Steve Reich et Philip Glass sont à la musique contemporaine et au minimalisme ce que les “Beatles” et les “Rolling Stones” furent à la musique pop. Difficile de les départager sinon selon des histoires de goûts, de sensibilités auditives et de subjections affectives. Les deux restent les expérimentateurs (avec John Adams et quelques autres) de différents types de boucles, variations, séquençages.
Glass a été plus enclin à des recherches qui incluent des mixages vocaux au sein de ses « opéras ». Reich est resté sur une voie plus instrumentale en l’ouvrant à des éléments épars qui sont devenus plus présents après l’expérience de l’album « Reich Remixed » où des classiques du compositeur furent repris par différents acteurs de la scène « Techno » (pour faire simple) : Nobuzaru Takemura, Howie B, Coldcut, etc.
Dans ce nouvel opus, il ne s’agit plus de transformer les règles de la composition comme Reich le fit avec « Sextet », « Music for 18 musicians », « Drumming » et à un degré moindre « The Cave ». Mais l’artiste sait récupérer — dans le bon sens du terme — les influences de jeunes créateurs.

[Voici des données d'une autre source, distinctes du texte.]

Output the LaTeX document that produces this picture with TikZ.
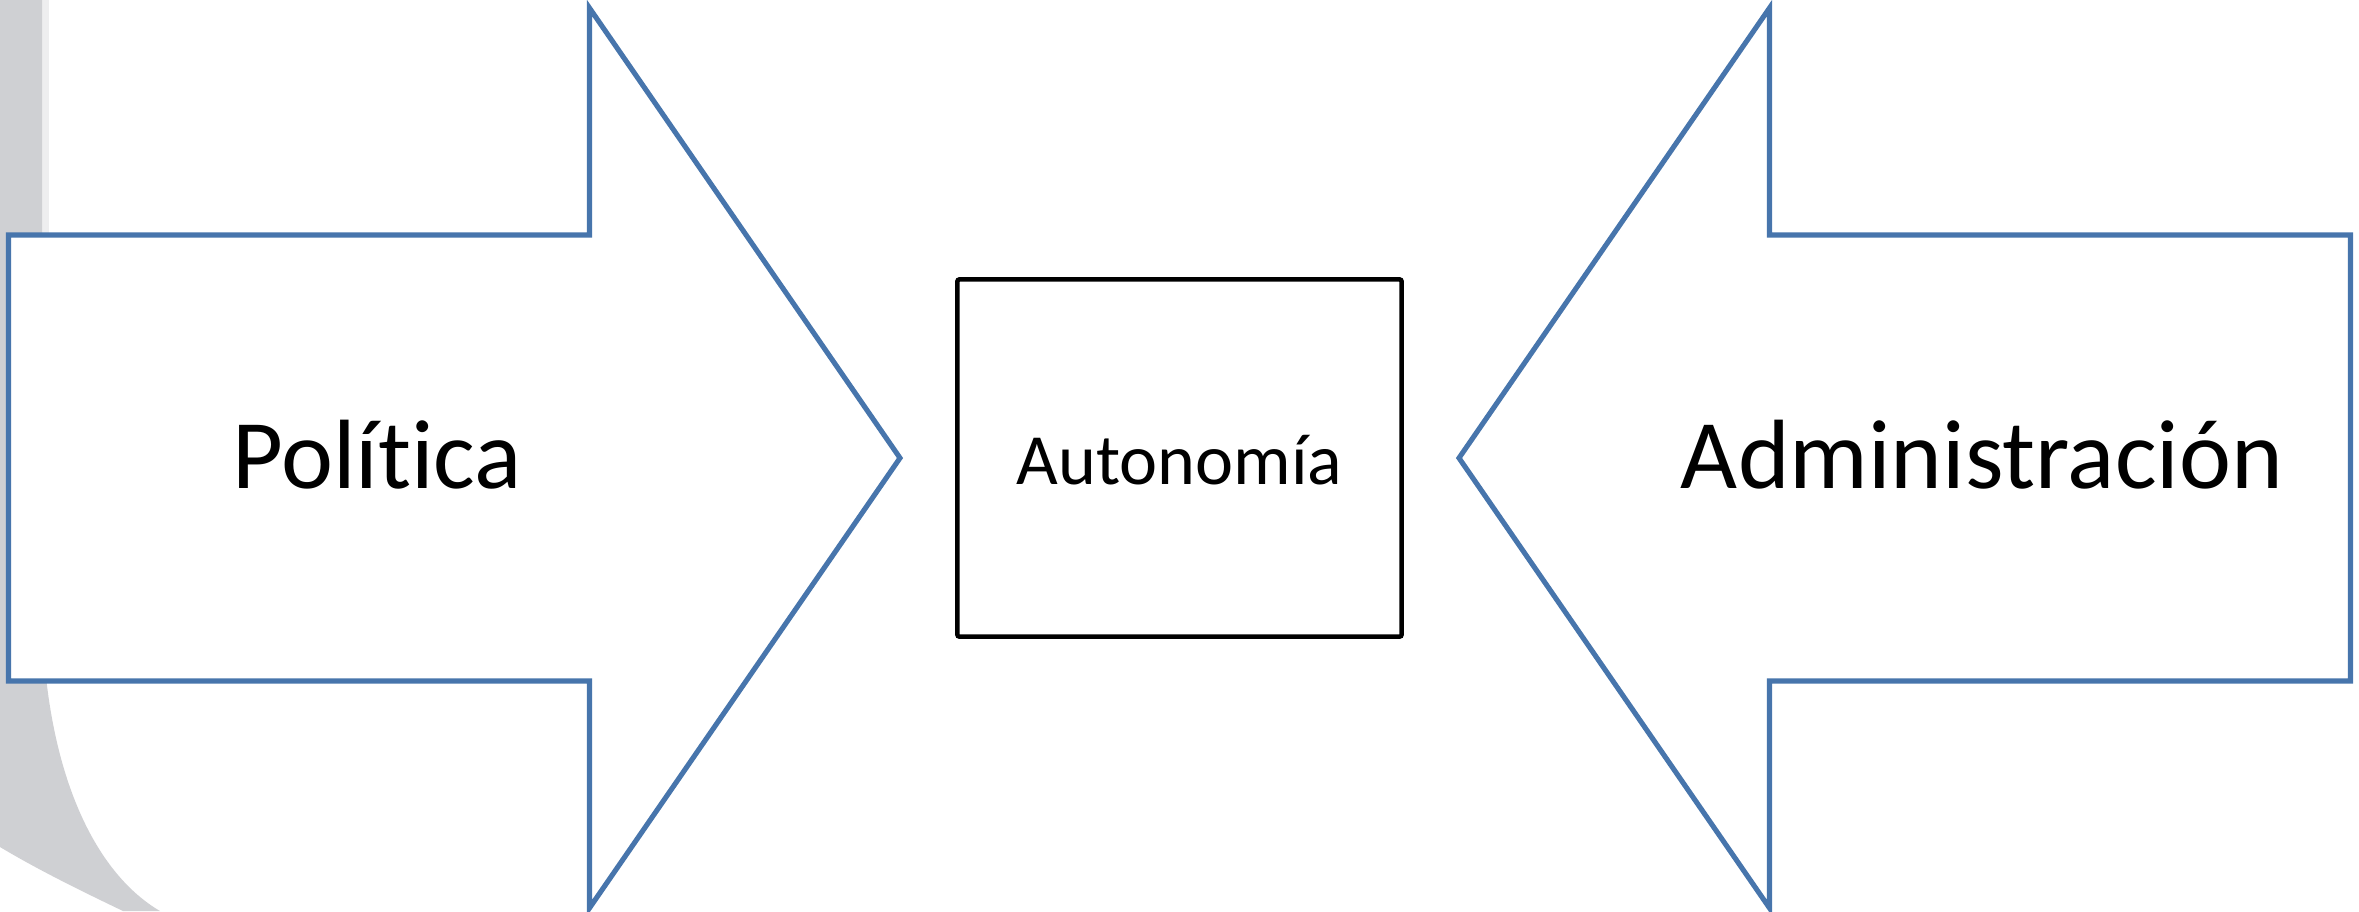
\documentclass[tikz,border=0pt]{standalone}
\usepackage{fontspec}
\setmainfont{Carlito}[Ligatures={NoCommon}]
\usepackage{tikz}
\usetikzlibrary{positioning}

\definecolor{arrowblue}{RGB}{71,117,172}
\definecolor{bandgrey}{RGB}{207,208,211}
\definecolor{bandlight}{RGB}{238,238,239}

\begin{document}
\begin{tikzpicture}[x=0.01cm, y=-0.01cm,
  bigarrow/.style={draw=arrowblue, fill=white, line width=1.45pt},
  centerbox/.style={draw=black, fill=white, line width=1.3pt, rounded corners=0.6pt,
    minimum width=4.44cm, minimum height=3.57cm, inner sep=0pt},
  bigtext/.style={font=\fontsize{28}{34}\selectfont, anchor=base},
  smalltext/.style={font=\fontsize{20.5}{24}\selectfont, anchor=base}]
  \useasboundingbox (0,0) rectangle (2359,911);

  % Background band
  \fill[bandlight] (42,0) rectangle (49,600);
  \fill[bandgrey] (0,0) -- (42,0) -- (42,600)
    .. controls (42,760) and (90,870) .. (160,911) -- (123,911)
    .. controls (75,888) and (35,868) .. (0,847) -- cycle;

  % Arrows
  \draw[bigarrow] (8.5,235) -- (589.5,235) -- (589.5,8) -- (900,458)
    -- (589.5,908) -- (589.5,681) -- (8.5,681) -- cycle;
  \draw[bigarrow] (2350.5,235) -- (1769.5,235) -- (1769.5,8) -- (1459,458)
    -- (1769.5,908) -- (1769.5,681) -- (2350.5,681) -- cycle;

  % Middle box
  \node[centerbox] (box) at (1179.5,458) {};

  % Labels
  \node[bigtext] (politica) at (377,488) {Política};
  \node[bigtext] (administracion) at (1982,488) {Administración};
  \node[smalltext] (autonomia) at (1179.5,484) {Autonomía};
\end{tikzpicture}
\end{document}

En 2012 déjà, « Radio Rewrite » fut influencé par sa rencontre avec le guitariste de « Radiohead » Jonny Greenwood.
Dans ce nouvel album se perçoivent des lignes influencées par Giorgio Moroder et Daft Punk, au moment où, dans « Pulse » apparaissent les chœurs de l’ « International Contemporary Ensemble » et une nappe de cordes propres à suggérer un son quasiment électro. « Quartet » est moins complexe, plus « jazzy » dans tout un jeu de piano et de vibraphone écrit pour les percussionnistes préférés du créateur, le « Colin Currie Group ».
Les amateurs de Reich seront ravis. Sans renouveler véritablement son écriture il la peaufine, joue de détails subtils dans la construction de ses répétitions et variations. Reich reste le maître capable d’enclencher de petits mouvements en un réseau de quintessences. Elles semblent statiques mais proposent des suites d’avancées que Reich sut mettre en évidence dès sa première œuvre mais qui sont reprises ici de manière plus ample c’est-à-dire — et paradoxalement — plus éteinte mais mélodique aussi.
Peu à peu Reich s’éloigne du réel : il pénètre des zones de sons suspendus au-dessus du vide et du silence.
jean-paul gavard-perret
Steve Riech, Pulse, Quartet, Nonesuch, 2018.